Like so much pop culture dreck, I'm finding this conceit to have a bit of truth within it. Because I'm especially stressed out right now, and it's playing merry hell with my libido--up, down, up, down. These days I'm a sexual astronaut on an EVA gone mysteriously awry.

I don't know if it's my age, and that hormone surge women get when they cross the thirty line, that "are we gonna use these eggs or not?" demand that I mocked when I was in my twenties and didn't know any better. I don't know if it's my desire to live passionately because we have so little time. But whatever it is, I'm strongly desirous.

And then I'm not.

And then I am.

And then I'm not.

Sadness-heat-sadness-heat.

I have a FWB who does his best to keep up, but I believe I'm sharing him with some other people, and he has an actual day job that he needs sleep to do, and I'm trying not to drain all his remaining energy. I have some other people I would love to get closer to, but I've just realized that I'm afraid that my energy's too jagged, too weird, that I'll emotionally hurt anyone who gets sexually involved with me right now. I'm a bad flight risk, I wrote in an e-mail to a friend. I feel like I'm too fragile and self-absorbed to be a particularly good partner. I swear myself to celibacy, and a week later I'm, well, doing something that has no appearance of celibacy whatsoever. I vacillate between reclusiveness and outright predation. I nearly hit on the barrista who rang up my mocha tonight because I found the way she asked if I wanted whipped cream on it suggestive.

And then there is the third part.

The unwilling homewrecker.

I try to be scrupulously careful about other people's partners. I've seen what happens when someone steps out without the explicit consent of their partner, and it's such a mess. I've been cheated on (and I use that term with reservations, because I think it's too loaded) myself, and confronted the outsider, who told me that she didn't really care how I felt about what had happened because a) she had assumed my partner and I had an agreement (we didn't) and b) she was in a bad place in her life and screwing my lover made her feel better about herself, so I could just go take a flying. I am, obviously, condensing a much longer conversation.

I was furious at the time. At him, for lying to me for nearly a year about something I didn't care about so much (she's not made of soap, she shan't wear out, said the old man when confronted with the news of his young wife's infidelity.) At her, for being willfully blind.
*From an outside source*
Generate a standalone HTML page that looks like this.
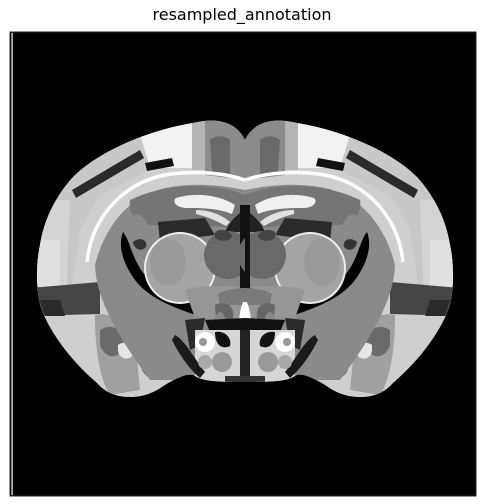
<!DOCTYPE html>
<html><head><meta charset="utf-8"><style>
body{margin:0;background:#fff;width:484px;height:504px;overflow:hidden}
#t{position:absolute;left:0;top:5px;width:484px;text-align:center;font:16px "DejaVu Sans","Liberation Sans",sans-serif;color:#000}
svg{position:absolute;left:0;top:0}
</style></head><body>
<div id="t">resampled_annotation</div>
<svg width="484" height="504">
<defs>
<clipPath id="brainclip"><path d="M245,140 C235,120 215,118 193,123 C150,130 100,150 73,177 C55,197 44,220 40,245 C36,265 36,285 40,305 C48,330 70,360 97,383 C105,392 115,397 130,397 C145,397 155,392 165,385 C178,377 190,372 195,376 C203,381 215,382 245,382 C275,382 287,381 295,376 C300,372 312,377 325,385 C335,392 345,397 360,397 C375,397 385,392 393,383 C420,360 442,330 450,305 C454,285 454,265 450,245 C446,220 435,197 417,177 C390,150 340,130 297,123 C275,118 255,120 245,140 Z"/></clipPath>
</defs>
<rect x="10" y="32" width="466" height="464" fill="#000" stroke="#222" stroke-width="1"/>
<rect x="11.5" y="33" width="1.2" height="462" fill="#fff"/>
<g clip-path="url(#brainclip)">
<rect x="30" y="110" width="430" height="300" fill="#cfcfcf"/>
<g id="half">
 <path d="M30,110 L245,110 L245,160 L150,170 L100,195 L80,230 L70,300 L30,300 Z" fill="#c8c8c8"/>
 <path d="M30,200 L70,200 L66,300 L30,300Z" fill="#d4d4d4"/>
 <path d="M30,240 L60,240 L60,290 L30,290Z" fill="#e0e0e0"/>
 <path d="M133,110 L192,110 L192,168 L150,168 Z" fill="#f2f2f2"/>
 <path d="M192,110 L205,110 L205,170 L192,170Z" fill="#b5b5b5"/>
 <path d="M205,110 L245,110 L245,180 L205,175Z" fill="#8c8c8c"/>
 <path d="M210,140 C215,135 225,135 230,140 L230,175 L212,172Z" fill="#6a6a6a"/>
 <path d="M72,190 L140,150 L144,158 L76,198Z" fill="#2a2a2a"/>
 <path d="M145,163 L172,158 L174,166 L147,171Z" fill="#111"/>
 <path d="M30,288 L100,282 L100,314 L30,316Z" fill="#454545"/>
 <path d="M40,300 L60,300 L65,316 L45,316Z" fill="#2a2a2a"/>
 <path d="M95,315 C110,312 130,320 135,340 L140,390 L110,395 C100,380 95,350 95,315Z" fill="#a0a0a0"/>
 <path d="M100,330 C112,322 125,330 123,345 C121,360 105,360 100,345Z" fill="#6a6a6a"/>
 <path d="M118,345 C124,340 135,345 133,355 C128,362 118,358 118,350Z" fill="#e6e6e6"/>
 <path d="M140,335 C155,325 175,335 170,360 C165,380 150,385 142,370Z" fill="#6a6a6a"/>
 <path d="M95,265 C105,225 130,196 165,188 C190,183 215,184 245,190 L245,380 L150,380 C120,340 96,300 95,265Z" fill="#8a8a8a"/>
 <path d="M87,262 C92,215 125,183 165,175 C195,170 225,173 245,180" fill="none" stroke="#fff" stroke-width="3.5"/>
 <path d="M130,200 C160,185 210,180 245,195 L245,230 C220,225 180,225 150,225 C135,222 128,212 130,200Z" fill="#757575"/>
 <path d="M176,198 C195,192 220,195 235,205 L232,214 C218,208 200,208 185,208 C176,207 172,202 176,198Z" fill="#f0f0f0"/>
 <path d="M196,210 C210,210 222,215 230,222 L226,226 C215,220 205,216 196,214Z" fill="#e0e0e0"/>
 <path d="M134,215 C142,212 150,222 148,238 C146,248 138,248 134,242Z" fill="#8a8a8a"/>
 <path d="M133,242 C140,236 148,240 146,247 C142,252 134,250 133,242Z" fill="#333"/>
 <path d="M123,232 C130,240 132,260 145,275 C160,292 190,300 210,310 L205,318 C180,310 150,300 135,280 C122,262 118,245 123,232Z" fill="#000"/>
 <path d="M158,222 L205,218 L215,235 L160,242Z" fill="#2a2a2a"/>
 <ellipse cx="180" cy="268" rx="36" ry="36" fill="#eee"/>
 <ellipse cx="180" cy="268" rx="34" ry="34" fill="#a4a4a4"/>
 <ellipse cx="168" cy="262" rx="18" ry="24" fill="#9a9a9a"/>
 <path d="M185,290 C200,285 230,285 245,288 L245,320 L195,318 Z" fill="#969696"/>
 <path d="M245,210 C235,215 228,225 225,232 L245,232Z" fill="#222"/>
 <circle cx="228" cy="255" r="24" fill="#696969"/>
 <path d="M215,232 C220,228 230,230 232,236 C230,242 220,242 215,238Z" fill="#444"/>
 <path d="M240,205 L245,205 L245,290 L240,290Z" fill="#111"/>
 <path d="M218,294 C228,288 245,288 245,288 L245,305 L220,305Z" fill="#7a7a7a"/>
 <path d="M215,305 C225,300 235,305 233,318 C230,330 220,330 216,320Z" fill="#666"/>
 <ellipse cx="220" cy="320" rx="5" ry="8" fill="#888"/>
 <path d="M243,302 C240,310 238,320 240,328 L245,328 L245,302Z" fill="#fff"/>
 <path d="M205,320 L245,318 L245,330 L210,332Z" fill="#111"/>
 <path d="M185,320 L205,318 L200,345 L190,350 Z" fill="#2a2a2a"/>
 <path d="M195,330 L245,330 L245,382 L195,382Z" fill="#d6d6d6"/>
 <path d="M175,335 C185,340 195,360 205,372 L200,378 C188,368 178,352 172,340Z" fill="#1a1a1a"/>
 <circle cx="205" cy="342" r="10" fill="#fff"/>
 <circle cx="203" cy="342" r="4" fill="#999"/>
 <path d="M215,332 C225,330 232,338 230,346 C222,350 215,345 215,332Z" fill="#111"/>
 <circle cx="222" cy="362" r="10" fill="#9a9a9a"/>
 <circle cx="205" cy="362" r="7" fill="#a8a8a8"/>
 <path d="M240,330 L245,330 L245,382 L240,382Z" fill="#222"/>
 <path d="M225,376 L245,376 L245,382 L225,382Z" fill="#333"/>
</g>
<use href="#half" transform="translate(490,0) scale(-1,1)"/>
</g>
</svg>
</body></html>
But as I get older, and more of the people I meet are in committed long-term relationships of one kind or another, I'm starting to see what might have been happening for her. And I'm starting to understand that the popular image of a single female trying to take someone else's partner away isn't the whole story. Sometimes you just meet someone that you like, and you become sexually curious about them. Were they single, you might mess around with them once or twice and have it mean nothing, a lark. Or it might mean a lot, but only for a little while, and then you would move on to something else with a heart lightened by the gift of your time together.

But they aren't single. Every time you admire their hands as you talk to them, your eyes slide over the ring. You don't want to cause them, or their partner, any grief. You don't even really want them all to yourself. Just, well, a loan. I imagine a woman ringing the doorbell. Can I borrow a cup of sugar and your girlfriend? The sugar I'll use (do you want some of my famous oatmeal chocolate-chip cookies?), your girlfriend I'll bring back in an hour.

For some reason, every time this has happened to me in the past few years, it's centered on one or another of the chefs with whom I work. Have I developed a fetish for white jackets and elastic waistbands? I don't know. How much of this has to do with factors one and two, as spelled out above? I don't know. Am I looking for someone to mend my heart by coddling my stomach? Good lord, I have no idea.

I don't want the whole cake, but couldn't I just sort of, well, run my finger through the frosting?